Celui-ci poursuivit inutilement l’ennemi sur cinq cents kilomètres, perdant dans l’aventure une bonne partie de ses cent mille hommes, imposa à l’Arménie un vasselage tout théorique, et pour finir se proclama vainqueur tout en s’offrant lui-même un solennel triomphe à Alexandrie, oubliant simplement que ce type de cérémonie n’était concevable qu’à Rome, ce qui provoqua un scandale. Enfin Antoine intima à Octavie l’ordre de divorcer, rompant ainsi tout lien avec Octave. Et tout cela pour épouser Cléopâtre, et offrir aux deux fils qu’il avait d’elle tout le Moyen-Orient, sans oublier de faire de Césarion le prince héritier d’Egypte et de Chypre.

Bien évidemment tout cela ne pouvait qu’entraîner un conflit avec Octave, lequel de son côté se préparait comme d’habitude très méticuleusement.
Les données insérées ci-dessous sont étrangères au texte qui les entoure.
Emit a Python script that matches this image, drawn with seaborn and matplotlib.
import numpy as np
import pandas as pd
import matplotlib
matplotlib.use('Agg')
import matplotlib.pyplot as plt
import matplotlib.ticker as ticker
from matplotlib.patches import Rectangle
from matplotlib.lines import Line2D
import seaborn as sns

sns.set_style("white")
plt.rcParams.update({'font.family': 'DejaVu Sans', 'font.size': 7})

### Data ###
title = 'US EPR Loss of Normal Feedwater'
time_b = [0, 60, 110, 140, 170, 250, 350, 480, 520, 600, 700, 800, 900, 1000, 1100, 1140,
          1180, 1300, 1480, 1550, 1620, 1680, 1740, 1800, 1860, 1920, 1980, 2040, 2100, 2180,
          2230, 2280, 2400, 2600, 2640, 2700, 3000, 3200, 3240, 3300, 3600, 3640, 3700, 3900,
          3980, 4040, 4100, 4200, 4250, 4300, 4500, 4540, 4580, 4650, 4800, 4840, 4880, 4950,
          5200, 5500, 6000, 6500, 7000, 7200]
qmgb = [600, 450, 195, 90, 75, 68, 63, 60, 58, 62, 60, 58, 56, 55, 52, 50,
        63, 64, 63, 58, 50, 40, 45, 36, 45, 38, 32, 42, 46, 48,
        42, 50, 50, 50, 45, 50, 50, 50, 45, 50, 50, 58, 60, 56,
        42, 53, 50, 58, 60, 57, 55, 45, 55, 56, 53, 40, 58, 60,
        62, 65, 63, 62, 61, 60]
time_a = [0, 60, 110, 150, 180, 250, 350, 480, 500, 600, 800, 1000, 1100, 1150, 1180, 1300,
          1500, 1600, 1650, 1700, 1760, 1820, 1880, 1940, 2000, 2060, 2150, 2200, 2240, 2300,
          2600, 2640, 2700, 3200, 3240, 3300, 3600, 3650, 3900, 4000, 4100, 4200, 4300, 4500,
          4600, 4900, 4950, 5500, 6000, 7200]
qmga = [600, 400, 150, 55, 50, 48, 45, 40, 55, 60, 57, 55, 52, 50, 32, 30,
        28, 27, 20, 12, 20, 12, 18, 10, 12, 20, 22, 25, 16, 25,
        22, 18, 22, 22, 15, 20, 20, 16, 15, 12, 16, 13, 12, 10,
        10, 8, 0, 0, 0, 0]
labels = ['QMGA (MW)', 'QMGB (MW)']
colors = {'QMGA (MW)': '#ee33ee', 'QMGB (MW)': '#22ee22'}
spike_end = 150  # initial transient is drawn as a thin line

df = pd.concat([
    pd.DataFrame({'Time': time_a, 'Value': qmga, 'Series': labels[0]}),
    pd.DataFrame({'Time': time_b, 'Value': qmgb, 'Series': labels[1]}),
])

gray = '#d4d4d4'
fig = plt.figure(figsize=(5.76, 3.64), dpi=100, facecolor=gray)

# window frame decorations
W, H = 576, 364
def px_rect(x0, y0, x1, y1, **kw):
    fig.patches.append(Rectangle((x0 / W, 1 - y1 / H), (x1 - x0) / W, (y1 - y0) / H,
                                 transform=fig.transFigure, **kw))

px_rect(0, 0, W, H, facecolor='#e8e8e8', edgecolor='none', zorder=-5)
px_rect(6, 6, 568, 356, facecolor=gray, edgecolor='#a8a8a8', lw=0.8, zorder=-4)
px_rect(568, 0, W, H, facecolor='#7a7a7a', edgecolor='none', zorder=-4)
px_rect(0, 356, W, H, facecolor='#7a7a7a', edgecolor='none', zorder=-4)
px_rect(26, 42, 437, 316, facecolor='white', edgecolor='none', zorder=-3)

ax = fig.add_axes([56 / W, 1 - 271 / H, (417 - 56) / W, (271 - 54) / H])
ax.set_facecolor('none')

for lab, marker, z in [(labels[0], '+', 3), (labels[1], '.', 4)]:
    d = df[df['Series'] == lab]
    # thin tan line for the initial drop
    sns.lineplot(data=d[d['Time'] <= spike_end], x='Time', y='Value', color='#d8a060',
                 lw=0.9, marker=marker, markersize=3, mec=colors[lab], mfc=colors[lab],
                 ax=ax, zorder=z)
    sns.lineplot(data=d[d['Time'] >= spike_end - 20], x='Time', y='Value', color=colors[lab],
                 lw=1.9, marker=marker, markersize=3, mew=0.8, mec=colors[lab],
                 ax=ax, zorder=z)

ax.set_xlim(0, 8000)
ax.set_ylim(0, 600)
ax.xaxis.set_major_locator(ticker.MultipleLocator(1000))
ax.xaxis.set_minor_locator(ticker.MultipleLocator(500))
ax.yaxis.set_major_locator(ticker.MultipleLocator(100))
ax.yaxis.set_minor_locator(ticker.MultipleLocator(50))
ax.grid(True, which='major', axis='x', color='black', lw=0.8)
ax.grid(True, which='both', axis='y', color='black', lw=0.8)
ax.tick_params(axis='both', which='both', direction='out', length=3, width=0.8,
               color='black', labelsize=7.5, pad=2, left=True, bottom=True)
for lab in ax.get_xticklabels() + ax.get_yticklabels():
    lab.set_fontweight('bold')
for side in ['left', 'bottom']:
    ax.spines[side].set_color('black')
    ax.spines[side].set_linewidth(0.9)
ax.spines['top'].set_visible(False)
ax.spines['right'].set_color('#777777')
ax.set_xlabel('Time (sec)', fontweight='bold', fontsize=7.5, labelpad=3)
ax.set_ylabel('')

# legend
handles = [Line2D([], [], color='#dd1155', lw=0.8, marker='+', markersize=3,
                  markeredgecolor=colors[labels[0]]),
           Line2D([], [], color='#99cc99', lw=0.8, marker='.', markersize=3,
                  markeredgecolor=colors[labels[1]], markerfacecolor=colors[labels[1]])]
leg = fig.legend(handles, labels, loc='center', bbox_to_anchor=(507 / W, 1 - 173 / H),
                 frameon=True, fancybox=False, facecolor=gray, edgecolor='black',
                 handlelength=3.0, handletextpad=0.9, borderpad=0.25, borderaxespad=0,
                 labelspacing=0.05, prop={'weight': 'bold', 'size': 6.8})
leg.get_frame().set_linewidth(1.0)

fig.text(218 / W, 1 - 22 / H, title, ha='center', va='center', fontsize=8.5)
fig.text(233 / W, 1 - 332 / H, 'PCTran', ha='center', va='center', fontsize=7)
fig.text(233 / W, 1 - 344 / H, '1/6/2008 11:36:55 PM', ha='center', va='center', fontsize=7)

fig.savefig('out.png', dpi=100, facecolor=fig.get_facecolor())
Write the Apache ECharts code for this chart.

Cela ne l’avait pas empêché lui aussi d’avoir des complications sentimentales, après être tombé amoureux d’une femme enceinte de cinq mois, Livia, épouse de Tiberius Claudius Néron. Bien qu’encore très jeune, Octave avait déjà été marié deux fois, d’abord avec Claudia, puis avec Scribonia qui lui avait donné une fille, Julie. Pour vivre pleinement son amour avec Livia, Octave décida donc de divorcer une nouvelle fois (38 av J.C.), et persuada Tiberius Claudius Néron de faire de même avec Livia qu’il prit pour lui avec ses deux fils : Tibère, déjà grand, et Drusus qui allait naître. Il adopta ces deux fils comme s’ils avaient été de lui.

Une fois achevées ces affaires matrimoniales, Octave se remit d’arrache-pied au travail, en commençant par faire tomber le blocus de Sextus en détruisant sa flotte à Nauloque (36 av. J.C.). L’ordre fut donc rétabli et la confiance revint dans les milieux d’affaires. Il faut dire aussi qu’un des traits de génie d’Octave fut de garder auprès de lui Marc Agrippa qui, non content d’être un valeureux général, s’avéra aussi être un remarquable ministre de la Guerre. Ce fut lui le véritable réorganisateur de la grande armée qui devait ramener l’unité de commandement dans l’Empire romain. Il ne restait plus maintenant à Octave que devenir Auguste.